Da quanto detto deriva che la Corte avrebbe anche potuto (dovuto) sollevare eccezione di incostituzionalità della legge interpretative per carenza dei presupposti che legittimano la legislazione di urgenza da parte del governo.

La legge interpretativa è legittima soltanto in presenza di determinati requisiti, altrimenti il legislatore “usurpa” la funzione giudiziaria, che consiste appunto nella interpretazione della legge da parte di un organo diverso da quello che ha emanato la legge. Infatti, l’interpretazione autentica ha un senso se c’è un contrasto interpretativo oppure se non c’è chi possa risolvere quel contrasto. Non ha senso quando è già stato investito l’organo cui istituzionalmente compete la corretta interpretazione della legge. Nella specie, non sono stati mortificati soltanto i contribuenti che si sono rivolti al giudice esautorato, è stata mortificata innanzitutto la stessa Corte di cassazione

Allo stato, quando saranno esauriti i rimedi interni, ci si potrà forse rivolgere alla CEDU per chiedere il risarcimento danni per la violazione del giusto processo.

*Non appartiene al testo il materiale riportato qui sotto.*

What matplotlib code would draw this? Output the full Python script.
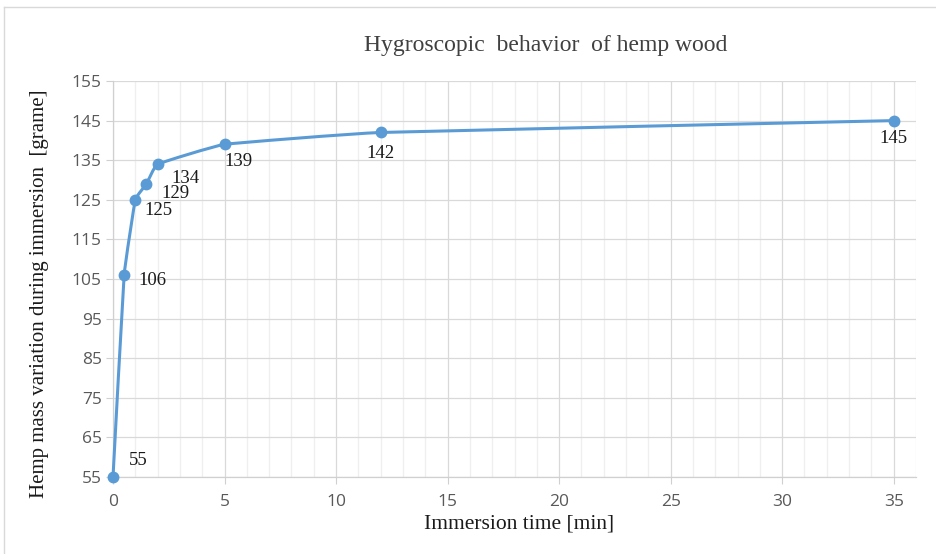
import numpy as np
import matplotlib.pyplot as plt
from matplotlib.path import Path
from matplotlib.patches import PathPatch
from matplotlib.lines import Line2D

# data
time_min = [0, 0.5, 1, 1.5, 2, 5, 12, 35]
mass_g = [55, 106, 125, 129, 134, 139, 142, 145]
# label offsets in points (dx, dy), relative to each marker
label_offsets = [(18, 12), (20, -4), (17, -8), (21, -7), (20, -10), (10, -12), (0, -15), (0, -13)]

blue = '#5b9bd5'
serif = ['Liberation Serif', 'DejaVu Serif']
sans = ['Open Sans', 'DejaVu Sans']


def smooth_path(x, y, k=1 / 24):
    """lightly smoothed line as cubic bezier segments."""
    pts = np.column_stack([x, y]).astype(float)
    n = len(pts)
    verts = [pts[0]]
    codes = [Path.MOVETO]
    for i in range(n - 1):
        p0 = pts[i - 1] if i > 0 else pts[i]
        p1 = pts[i]
        p2 = pts[i + 1]
        p3 = pts[i + 2] if i + 2 < n else pts[i + 1]
        c1 = p1 + (p2 - p0) * k
        c2 = p2 - (p3 - p1) * k
        verts += [c1, c2, p2]
        codes += [Path.CURVE4] * 3
    return Path(verts, codes)


fig = plt.figure(figsize=(9.36, 5.54), dpi=100)
ax = fig.add_axes([113 / 936, 1 - 477 / 554, (916 - 113) / 936, (477 - 81) / 554])

ax.set_xlim(0, 36)
ax.set_ylim(55, 155)
ax.set_xticks(np.arange(0, 36, 5))
ax.set_xticks(np.arange(0, 37, 1), minor=True)
ax.set_yticks(np.arange(55, 156, 10))
ax.grid(which='major', color='#d9d9d9', lw=0.9)
ax.grid(which='minor', axis='x', color='#efefef', lw=0.9)
ax.set_axisbelow(True)

for side in ['top', 'right']:
    ax.spines[side].set_visible(False)
for side in ['left', 'bottom']:
    ax.spines[side].set_color('#d0d0d0')
    ax.spines[side].set_linewidth(0.9)

ax.tick_params(which='major', length=5, color='#d0d0d0', labelcolor='#595959', labelsize=12.5, pad=3)
ax.tick_params(which='minor', length=0)
for lab in ax.get_xticklabels() + ax.get_yticklabels():
    lab.set_family(sans)
ax.tick_params(axis='x', pad=7)

ax.add_patch(PathPatch(smooth_path(time_min, mass_g), facecolor='none', edgecolor=blue, lw=2.2,
                       clip_on=False, zorder=3))
ax.plot(time_min, mass_g, 'o', color=blue, ms=7.5, clip_on=False, zorder=4)

for x, y, (dx, dy) in zip(time_min, mass_g, label_offsets):
    ax.annotate(str(y), (x, y), xytext=(dx, dy), textcoords='offset points', ha='center', va='center',
                fontsize=13.5, family=serif, color='#1a1a1a')

fig.text(546 / 936, 1 - 46 / 554, 'Hygroscopic  behavior  of hemp wood', ha='center', va='center',
         fontsize=17, family=serif, color='#404040')
fig.text(40 / 936, 1 - 294 / 554, 'Hemp mass variation during immersion  [grame]', rotation=90,
         ha='center', va='center', fontsize=15, family=serif, color='#1a1a1a')
fig.text(519 / 936, 1 - 524 / 554, 'Immersion time [min]', ha='center', va='center',
         fontsize=15.5, family=serif, color='#1a1a1a')

# outer chart border
fig.add_artist(Line2D([4 / 936, 4 / 936], [0, 1 - 7 / 554], color='#d9d9d9', lw=1))
fig.add_artist(Line2D([4 / 936, 1], [1 - 7 / 554, 1 - 7 / 554], color='#d9d9d9', lw=1))

fig.savefig('out.png', dpi=100)
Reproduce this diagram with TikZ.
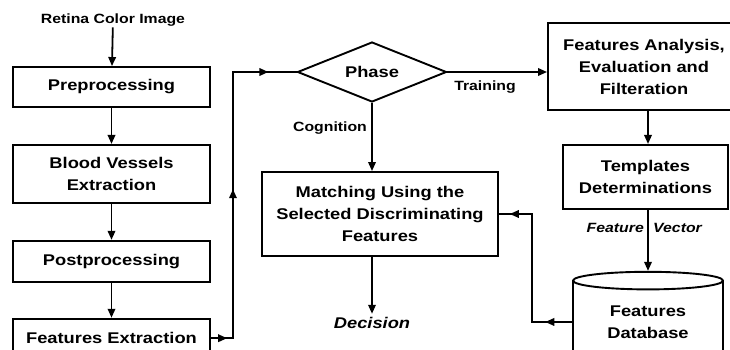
\documentclass[tikz,border=0pt]{standalone}
\usepackage{fontspec}
\setmainfont[FakeStretch=1.18]{Liberation Sans}
\usetikzlibrary{positioning, arrows.meta, shapes.geometric, decorations.markings}

\newcommand{\boxfont}{\fontsize{15.5}{22}\selectfont\bfseries}
\newcommand{\lblfont}{\fontsize{13.4}{16}\selectfont\bfseries}

\tikzset{
  stepbox/.style={draw, line width=1.9pt, align=center, font=\boxfont, minimum width=197pt, inner sep=2pt},
  lbl/.style={font=\lblfont, inner sep=1pt},
  arr/.style={line width=1.8pt, -{Triangle[length=9pt,width=7.5pt]}},
  link/.style={line width=1.8pt},
  tipat/.style={postaction={decorate, decoration={markings,
      mark=at position #1 with {\arrow{Triangle[length=9pt,width=7.5pt]}}}}},
}

\begin{document}
\begin{tikzpicture}[x=1pt, y=-1pt, node distance=36pt]
  \useasboundingbox (0,0) rectangle (730,350);
  % left column
  \node[lbl] (retina) at (113,20) {Retina Color Image};
  \node[stepbox, minimum height=40pt] (pre) at (111.5,87) {Preprocessing};
  \node[stepbox, minimum height=58pt, below=of pre] (vessels) {Blood Vessels\\Extraction};
  \node[stepbox, minimum height=41pt, below=of vessels] (post) {Postprocessing};
  \node[stepbox, minimum height=39pt, below=35pt of post] (fext) {Features Extraction};

  % middle
  \node[draw, diamond, aspect=2.5, line width=1.9pt, inner sep=0pt, minimum width=149pt,
        minimum height=60pt, font=\boxfont] (phase) at (372,72) {Phase};
  \node[stepbox, minimum width=236pt, minimum height=84pt] (match) at (380,214)
        {Matching Using the\\Selected Discriminating\\Features};
  \node[font=\boxfont\itshape] (decision) at (372,323) {Decision};
  \node[lbl] (training) at (485,87) {Training};
  \node[lbl] (cognition) at (330,128) {Cognition};

  % right column
  \node[stepbox, minimum width=192pt, minimum height=87pt] (fae) at (644,66.5)
        {Features Analysis,\\Evaluation and\\Filteration};
  \node[stepbox, minimum width=165pt, minimum height=64pt, below=33pt of fae, xshift=1.5pt] (templ)
        {Templates\\Determinations};
  \node[draw, cylinder, shape border rotate=90, aspect=0.2, line width=1.9pt, align=center,
        minimum width=150pt, minimum height=88pt, font=\boxfont, below=61pt of templ, xshift=2.5pt] (db)
        {Features\\Database};
  \node[lbl, anchor=east, font=\lblfont\itshape] (featlbl) at (645,228) {Feature};
  \node[lbl, anchor=west, font=\lblfont\itshape] (veclbl) at (652,228) {Vector};

  % connectors
  \draw[arr] (retina) -- (pre);
  \draw[arr] (pre) -- (vessels);
  \draw[arr] (vessels) -- (post);
  \draw[arr] (post) -- (fext);
  \draw[link, tipat=0.046, tipat=0.486, tipat=0.92] (fext.east) -- ++(22,0) |- (phase.west);
  \draw[arr] (phase.east) -- (phase.east -| fae.west);
  \draw[arr] (phase.south) -- (phase.south |- match.north);
  \draw[arr] (phase.south |- match.south) -- (decision);
  \draw[arr] (fae.south -| db.north) -- (templ.north -| db.north);
  \draw[arr] (templ.south -| db.north) -- (db.north);
  \draw[link, tipat=0.148, tipat=0.94] (db.west) -- ++(-40,0) |- (match.east);
\end{tikzpicture}
\end{document}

A meno che il giudice di merito, al quale la causa è stata rimessa dalla Cassazione, non abbia il coraggio di rimettere la questione alla Corte costituzionale affinché valuti se il governo abbia legittimamente esercitato il potere della decretazione di urgenza e se poi legittimamente il parlamento abbia ratificato l’operato del governo in mancanza dei necessari presupposti. Non credo che sia preclusivo il giudicato della Cassazione, la quale si è limitata ad affermare soltanto che sono venute meno le “gravi difficoltà interpretative” che consentivano il rinvio pregiudiziale, ex art. 363 bis c.p.c. Il rinvio alla Corte costituzionale avrebbe tutt’altro oggetto. Il giudice delle leggi dovrebbe giudicare non del contenuto del decreto-legge e della relativa conversione in legge, bensì della sussistenza dei presupposti della necessità e dell’urgenza che  consentivano al governo (peraltro parte in causa in senso lato) di scavalcare la Corte Suprema mentre questa aveva già deciso (è stata necessaria la riconvocazione della camera di consiglio per prendere atto dello jus nuvum).